Like many in the academic blogosphere, I’m engrossed in work at the moment. I have papers to comment on, reading to do for the dis, the usual 9-5 work, and the usual family stuff. I’ve been distracted by my continuing health issues, which, at this point, are simply mildy annoying. I sit around wondering what’s causing this pain or that pain and what might be done about it. I worry only slightly that the pain is a sign of something horrible. Suffice it to say, it’s generally hard to stay focused.
I feel sort of disconnected at the moment and I’m trying to reconnect, but it’s hard to do in the swirl of activity. I was up until late commenting on papers, work that I actually find rewarding instead of grueling. I’m about halfway done. If it weren’t for the 9-5 job, I would have done that commenting during the day instead of not even starting until 8:30. At least that’s what I tell myself, and it is what I used to do when all I did was teach. So maybe it’s even true.
For class, we’re reading Women of Academe: Outsiders in a Sacred Grove. It’s kind of depressing and even though one can write off some of it as being nearly 20 years old, much of it is still applicable. I think, for instance, about the way I have subordinated my career to my husband’s. Like many of the women in the book, I didn’t even think about it.
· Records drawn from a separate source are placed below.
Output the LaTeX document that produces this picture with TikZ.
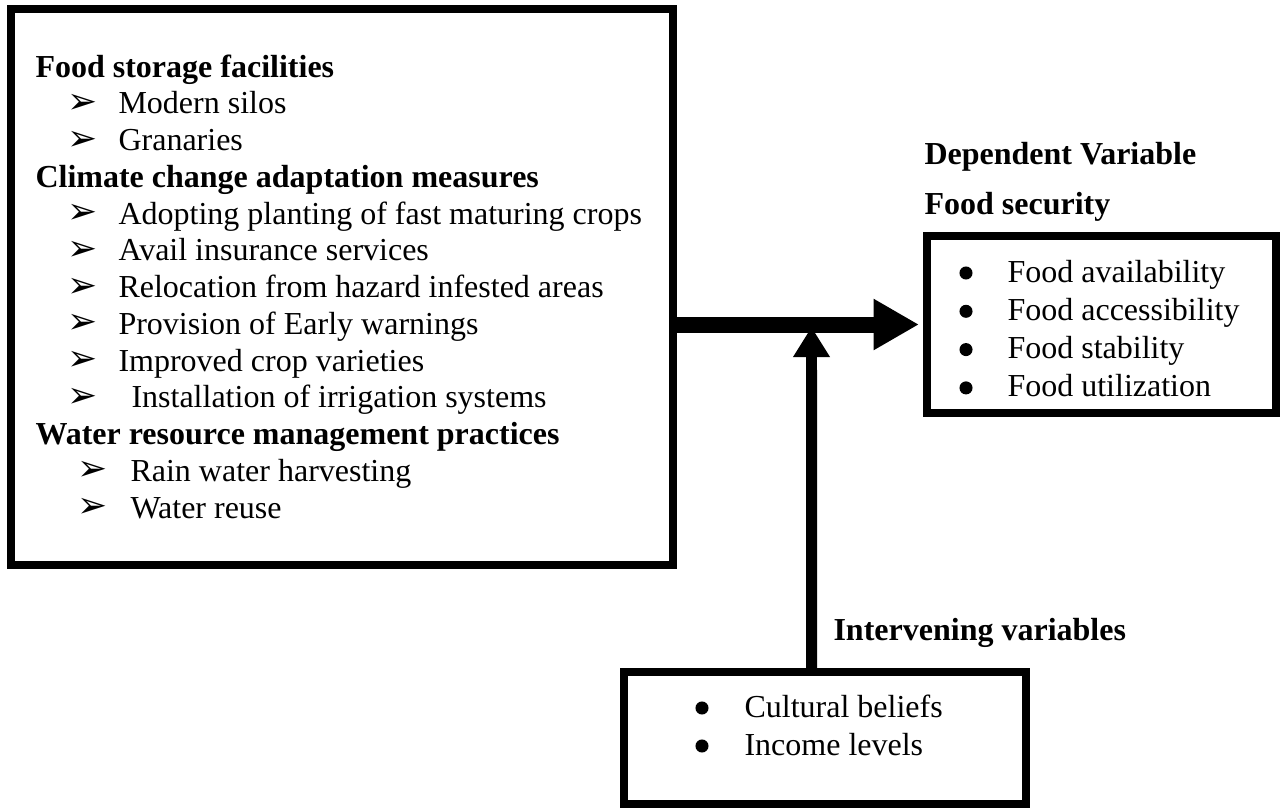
\documentclass[tikz,border=0pt]{standalone}
\usepackage{fontspec}
\setmainfont{Liberation Serif}
\newfontfamily\symfont{DejaVu Sans}
\usetikzlibrary{arrows.meta}

\begin{document}
\begin{tikzpicture}[x=0.375pt, y=-0.375pt,
    every node/.style={font=\fontsize{12}{14}\selectfont},
    box/.style={draw, line width=3pt, rectangle, inner sep=0pt},
    lbl/.style={anchor=base west, inner sep=0pt},
    head/.style={lbl, font=\fontsize{12}{14}\selectfont\bfseries},
    arrowmark/.style={anchor=center, inner sep=0pt, font=\fontsize{13.5}{14}\selectfont\symfont},
    dotmark/.style={circle, fill, inner sep=0pt, minimum size=4.9pt},
    flow/.style={line width=6pt, -{Triangle[length=17pt, width=18pt]}},
    side/.style={line width=4.1pt, -{Triangle[length=11.3pt, width=13.1pt]}}]
    \useasboundingbox (0,0) rectangle (1284,811);

    % boxes
    \node[box, minimum width=248.4pt, minimum height=208.5pt] (indep) at (342.25,286.5) {};
    \node[box, minimum width=130.9pt, minimum height=66.4pt] (depbox) at (1101.5,324.5) {};
    \node[box, minimum width=150.75pt, minimum height=49.5pt] (intbox) at (825,738) {};

    % independent variables
    \node[head] (h0) at (35,77) {Food storage facilities};
    \node[head] (h3) at (35,{77+3*36.75}) {Climate change adaptation measures};
    \node[head] (h10) at (35,{77+10*36.75}) {Water resource management practices};
    \foreach \k/\bx/\tx/\txt in {1/82.5/118/Modern silos, 2/82.5/118/Granaries,
        4/82.5/118/Adopting planting of fast maturing crops, 5/82.5/118/Avail insurance services,
        6/82.5/118/Relocation from hazard infested areas, 7/82.5/118/Provision of Early warnings,
        8/82.5/118/Improved crop varieties, 9/82.5/131/Installation of irrigation systems,
        11/92.5/130/Rain water harvesting, 12/92.5/130/Water reuse}{
        \node[arrowmark] (m\k) at (\bx,{77+\k*36.75-10}) {➢};
        \node[lbl] (t\k) at (\tx,{77+\k*36.75}) {\txt};
    }

    % dependent variable
    \node[head] (deptitle) at (924,164) {Dependent Variable};
    \node[head] (depname) at (924,214) {Food security};
    \foreach \k/\txt in {0/Food availability, 1/Food accessibility, 2/Food stability, 3/Food utilization}{
        \node[dotmark] (d\k) at (966,{282+\k*38.3-9}) {};
        \node[lbl] (f\k) at (1007,{282+\k*38.3}) {\txt};
    }

    % intervening variables
    \node[head] (inttitle) at (833,640) {Intervening variables};
    \foreach \k/\txt in {0/Cultural beliefs, 1/Income levels}{
        \node[dotmark] (c\k) at (702,{717+\k*38-9}) {};
        \node[lbl] (i\k) at (744,{717+\k*38}) {\txt};
    }

    % connectors
    \coordinate (meet) at (811.5,327);
    \draw[flow] (indep.east |- depbox.west) -- ([xshift=-1.5pt]depbox.west);
    \draw[side] ([xshift=-5pt]intbox.north) -- (meet);
\end{tikzpicture}
\end{document}
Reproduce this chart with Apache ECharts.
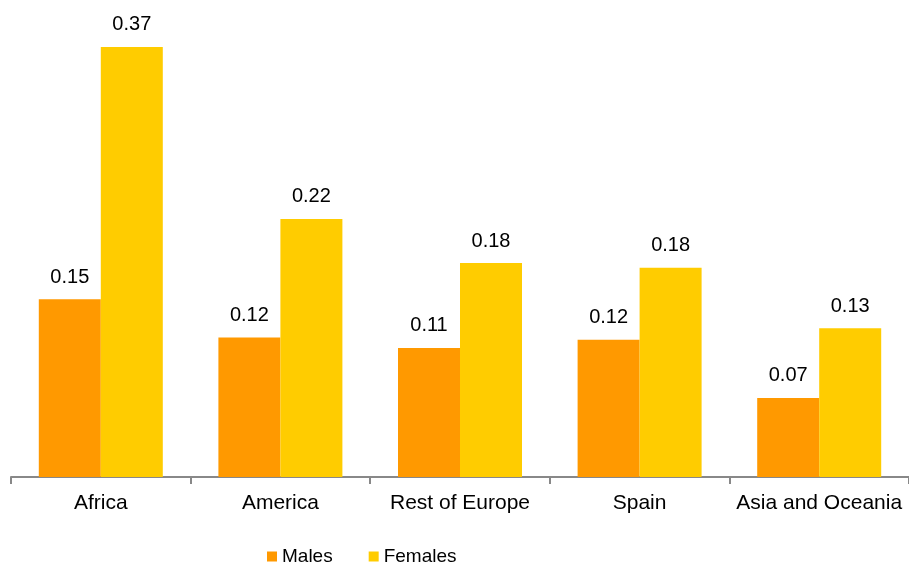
<!DOCTYPE html>
<html>
<head>
<meta charset="utf-8">
<script src="https://cdn.jsdelivr.net/npm/echarts@6/dist/echarts.min.js"></script>
<style>
  html, body { margin: 0; padding: 0; background: #fff; }
  #grafico { width: 909px; height: 563px; }
</style>
</head>
<body>
<div id="grafico"></div>
<script>
var regioes = ['Africa', 'America', 'Rest of Europe', 'Spain', 'Asia and Oceania'];
var homens = [0.153, 0.12, 0.111, 0.118, 0.068];
var mulheres = [0.37, 0.222, 0.184, 0.18, 0.128];

var fonte = '"Liberation Sans", Arial, sans-serif';

function rotulo() {
    return {
        show: true,
        position: 'top',
        distance: 12,
        color: '#000',
        fontFamily: fonte,
        fontSize: 20,
        formatter: function (p) { return p.value.toFixed(2); }
    };
}

var myChart = echarts.init(document.getElementById('grafico'));

var option = {
    animation: false,
    legend: {
        left: 262,
        top: 542,
        itemWidth: 10,
        itemHeight: 10,
        itemGap: 36,
        icon: 'rect',
        textStyle: { fontFamily: fonte, fontSize: 19, color: '#000' },
        data: ['Males', 'Females']
    },
    grid: { left: 11, top: 12, width: 900, bottom: 86 },
    xAxis: {
        type: 'category',
        data: regioes,
        axisLine: { lineStyle: { color: '#888', width: 2 } },
        axisTick: { show: true, interval: 0, length: 7, lineStyle: { color: '#888', width: 2 } },
        axisLabel: { interval: 0, color: '#000', fontFamily: fonte, fontSize: 21, margin: 16 }
    },
    yAxis: {
        type: 'value',
        min: 0,
        max: 0.4,
        show: false,
        splitLine: { show: false }
    },
    series: [
        {
            name: 'Males',
            type: 'bar',
            barWidth: 62,
            barGap: '0%',
            itemStyle: { color: '#FF9900' },
            label: rotulo(),
            data: homens
        },
        {
            name: 'Females',
            type: 'bar',
            barWidth: 62,
            barGap: '0%',
            itemStyle: { color: '#FFCC00' },
            label: rotulo(),
            data: mulheres
        }
    ]
};

myChart.setOption(option);
</script>
</body>
</html>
It’s not like I sat down one night at dinner and said, “You know, honey, your career is more important than mine.” I didn’t have a plan (again, true of many of the women in the book). I just followed my interests without thinking about the effect my pursuits might have on my career. I have no regrets, really. I’ve learned valuable things from all of my experiences, but they’re not a nice, neat direct path to a career. In academe especially, circuitous routes are frowned upon. God forbid you need to support a family or ailing parent by getting a “real” job.
One of my students asked, what suggestions the authors had for change. I didn’t have them read that section and I, myself, haven’t read it in a while. But I definitely think I want the world to change. I think it would be nice if we valued the individual and their accomplishments rather than the particular path they followed (B.A. from the “right” school; Ph.D. from the “right” school; publications in the “right” journal). Gaps should be okay as long as they’re legitimate–having a child; serious illness, or other personal crisis. Not everyone can simply crunch along when faced with a serious setback. While I’m making wishes, I wish that someone’s work would speak for itself and while I know “networking” is good, it shouldn’t be good for its own sake, but as a way to connect with people to learn something from them and they from you, to pursue common interests and perhaps collaborate.
So maybe I should have pursued my career with more singlemindedness. Maybe I should continue to do so now. For me, it’s about doing good work. While I should be content with that, I’m often frustrated that good work is not enough. I’m frustrated by what I see are ridiculous systems and modes of evaluation. I find as I age, I get less willing to go along with the system. That gets me into trouble sometimes, I’m sure.